* begin *

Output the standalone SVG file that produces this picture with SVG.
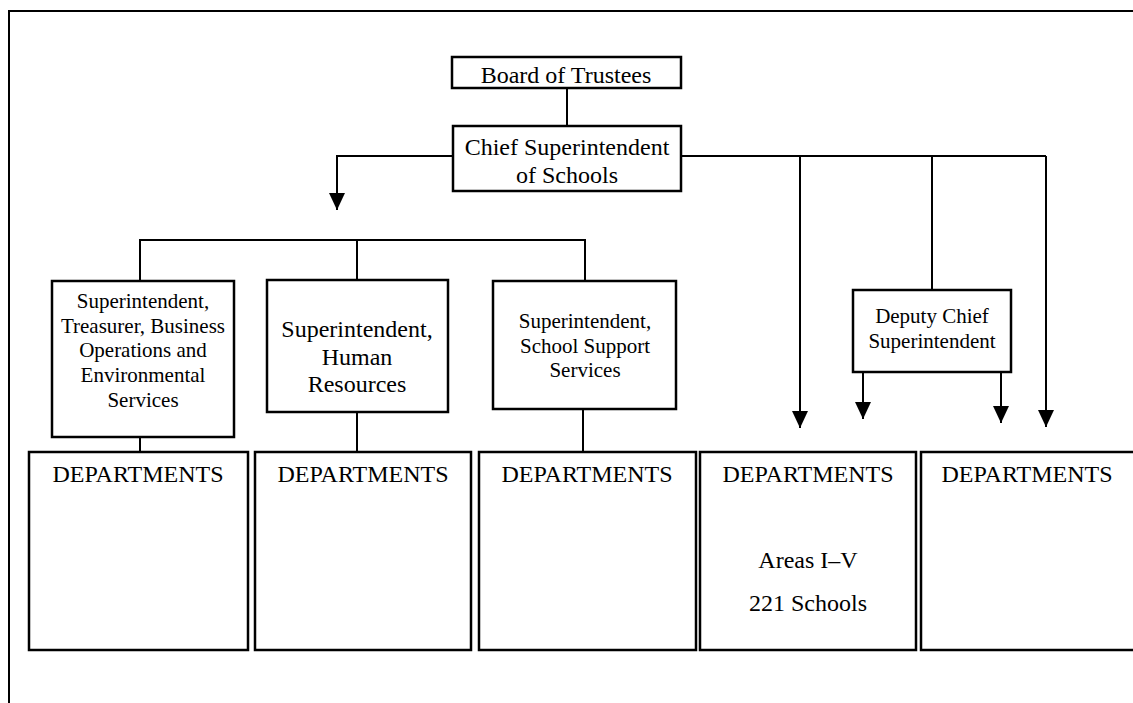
<svg xmlns="http://www.w3.org/2000/svg" width="1133" height="703" viewBox="0 0 1133 703">
<defs>
<marker id="arr" markerUnits="userSpaceOnUse" markerWidth="17" markerHeight="16" refX="17" refY="8" orient="auto">
<path d="M0,0 L17,8 L0,16 Z" fill="#000"/>
</marker>
<style>
.box{fill:#fff;stroke:#000;stroke-width:2.5}
.ln{fill:none;stroke:#000;stroke-width:2}
.t{font-family:"Liberation Serif","Times New Roman",serif;fill:#000;text-anchor:middle}
.big{font-size:24px}
.sm{font-size:21px}
</style>
</defs>
<rect width="1133" height="703" fill="#fff"/>
<g id="frame">
<path class="ln" d="M9,703 L9,11 L1133,11"/>
</g>
<g id="connectors">
<path class="ln" d="M567,88 L567,126"/>
<path class="ln" d="M453,156 L337,156 L337,210" marker-end="url(#arr)"/>
<path class="ln" d="M140,281 L140,240 L585,240 L585,281"/>
<path class="ln" d="M357,240 L357,280"/>
<path class="ln" d="M681,156 L1046,156"/>
<path class="ln" d="M800,156 L800,428" marker-end="url(#arr)"/>
<path class="ln" d="M932,156 L932,290"/>
<path class="ln" d="M1046,156 L1046,427" marker-end="url(#arr)"/>
<path class="ln" d="M863,372 L863,419" marker-end="url(#arr)"/>
<path class="ln" d="M1001,372 L1001,423" marker-end="url(#arr)"/>
<path class="ln" d="M140,437 L140,452"/>
<path class="ln" d="M357,412 L357,452"/>
<path class="ln" d="M583,409 L583,452"/>
</g>
<g id="board">
<rect class="box" x="452" y="57" width="229" height="31"/>
<text class="t big" x="566" y="83">Board of Trustees</text>
</g>
<g id="chief">
<rect class="box" x="453" y="126" width="228" height="65"/>
<text class="t big" x="567" y="155">Chief Superintendent</text>
<text class="t big" x="567" y="183">of Schools</text>
</g>
<g id="sup-treasurer">
<rect class="box" x="52" y="281" width="182" height="156"/>
<text class="t sm" x="143" y="308">Superintendent,</text>
<text class="t sm" x="143" y="333">Treasurer, Business</text>
<text class="t sm" x="143" y="357">Operations and</text>
<text class="t sm" x="143" y="382">Environmental</text>
<text class="t sm" x="143" y="407">Services</text>
</g>
<g id="sup-hr">
<rect class="box" x="267" y="280" width="181" height="132"/>
<text class="t big" x="357" y="337">Superintendent,</text>
<text class="t big" x="357" y="365">Human</text>
<text class="t big" x="357" y="392">Resources</text>
</g>
<g id="sup-sss">
<rect class="box" x="493" y="281" width="183" height="128"/>
<text class="t sm" x="585" y="328">Superintendent,</text>
<text class="t sm" x="585" y="353">School Support</text>
<text class="t sm" x="585" y="377">Services</text>
</g>
<g id="deputy">
<rect class="box" x="853" y="290" width="158" height="82"/>
<text class="t sm" x="932" y="323">Deputy Chief</text>
<text class="t sm" x="932" y="348">Superintendent</text>
</g>
<g id="dept1">
<rect class="box" x="29" y="452" width="219" height="198"/>
<text class="t big" x="138" y="482">DEPARTMENTS</text>
</g>
<g id="dept2">
<rect class="box" x="255" y="452" width="216" height="198"/>
<text class="t big" x="363" y="482">DEPARTMENTS</text>
</g>
<g id="dept3">
<rect class="box" x="479" y="452" width="217" height="198"/>
<text class="t big" x="587" y="482">DEPARTMENTS</text>
</g>
<g id="dept4">
<rect class="box" x="700" y="452" width="216" height="198"/>
<text class="t big" x="808" y="482">DEPARTMENTS</text>
<text class="t big" x="808" y="568">Areas I–V</text>
<text class="t big" x="808" y="611">221 Schools</text>
</g>
<g id="dept5">
<rect class="box" x="921" y="452" width="220" height="198"/>
<text class="t big" x="1027" y="482">DEPARTMENTS</text>
</g>
</svg>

* end *

## WORK TO BE COMPLETED
Set down the complete material exactly, but do not include the images.

## COMPLETE OUTPUT
Output the standalone SVG file that produces this picture with SVG.
<svg xmlns="http://www.w3.org/2000/svg" width="1133" height="703" viewBox="0 0 1133 703">
<defs>
<marker id="arr" markerUnits="userSpaceOnUse" markerWidth="17" markerHeight="16" refX="17" refY="8" orient="auto">
<path d="M0,0 L17,8 L0,16 Z" fill="#000"/>
</marker>
<style>
.box{fill:#fff;stroke:#000;stroke-width:2.5}
.ln{fill:none;stroke:#000;stroke-width:2}
.t{font-family:"Liberation Serif","Times New Roman",serif;fill:#000;text-anchor:middle}
.big{font-size:24px}
.sm{font-size:21px}
</style>
</defs>
<rect width="1133" height="703" fill="#fff"/>
<g id="frame">
<path class="ln" d="M9,703 L9,11 L1133,11"/>
</g>
<g id="connectors">
<path class="ln" d="M567,88 L567,126"/>
<path class="ln" d="M453,156 L337,156 L337,210" marker-end="url(#arr)"/>
<path class="ln" d="M140,281 L140,240 L585,240 L585,281"/>
<path class="ln" d="M357,240 L357,280"/>
<path class="ln" d="M681,156 L1046,156"/>
<path class="ln" d="M800,156 L800,428" marker-end="url(#arr)"/>
<path class="ln" d="M932,156 L932,290"/>
<path class="ln" d="M1046,156 L1046,427" marker-end="url(#arr)"/>
<path class="ln" d="M863,372 L863,419" marker-end="url(#arr)"/>
<path class="ln" d="M1001,372 L1001,423" marker-end="url(#arr)"/>
<path class="ln" d="M140,437 L140,452"/>
<path class="ln" d="M357,412 L357,452"/>
<path class="ln" d="M583,409 L583,452"/>
</g>
<g id="board">
<rect class="box" x="452" y="57" width="229" height="31"/>
<text class="t big" x="566" y="83">Board of Trustees</text>
</g>
<g id="chief">
<rect class="box" x="453" y="126" width="228" height="65"/>
<text class="t big" x="567" y="155">Chief Superintendent</text>
<text class="t big" x="567" y="183">of Schools</text>
</g>
<g id="sup-treasurer">
<rect class="box" x="52" y="281" width="182" height="156"/>
<text class="t sm" x="143" y="308">Superintendent,</text>
<text class="t sm" x="143" y="333">Treasurer, Business</text>
<text class="t sm" x="143" y="357">Operations and</text>
<text class="t sm" x="143" y="382">Environmental</text>
<text class="t sm" x="143" y="407">Services</text>
</g>
<g id="sup-hr">
<rect class="box" x="267" y="280" width="181" height="132"/>
<text class="t big" x="357" y="337">Superintendent,</text>
<text class="t big" x="357" y="365">Human</text>
<text class="t big" x="357" y="392">Resources</text>
</g>
<g id="sup-sss">
<rect class="box" x="493" y="281" width="183" height="128"/>
<text class="t sm" x="585" y="328">Superintendent,</text>
<text class="t sm" x="585" y="353">School Support</text>
<text class="t sm" x="585" y="377">Services</text>
</g>
<g id="deputy">
<rect class="box" x="853" y="290" width="158" height="82"/>
<text class="t sm" x="932" y="323">Deputy Chief</text>
<text class="t sm" x="932" y="348">Superintendent</text>
</g>
<g id="dept1">
<rect class="box" x="29" y="452" width="219" height="198"/>
<text class="t big" x="138" y="482">DEPARTMENTS</text>
</g>
<g id="dept2">
<rect class="box" x="255" y="452" width="216" height="198"/>
<text class="t big" x="363" y="482">DEPARTMENTS</text>
</g>
<g id="dept3">
<rect class="box" x="479" y="452" width="217" height="198"/>
<text class="t big" x="587" y="482">DEPARTMENTS</text>
</g>
<g id="dept4">
<rect class="box" x="700" y="452" width="216" height="198"/>
<text class="t big" x="808" y="482">DEPARTMENTS</text>
<text class="t big" x="808" y="568">Areas I–V</text>
<text class="t big" x="808" y="611">221 Schools</text>
</g>
<g id="dept5">
<rect class="box" x="921" y="452" width="220" height="198"/>
<text class="t big" x="1027" y="482">DEPARTMENTS</text>
</g>
</svg>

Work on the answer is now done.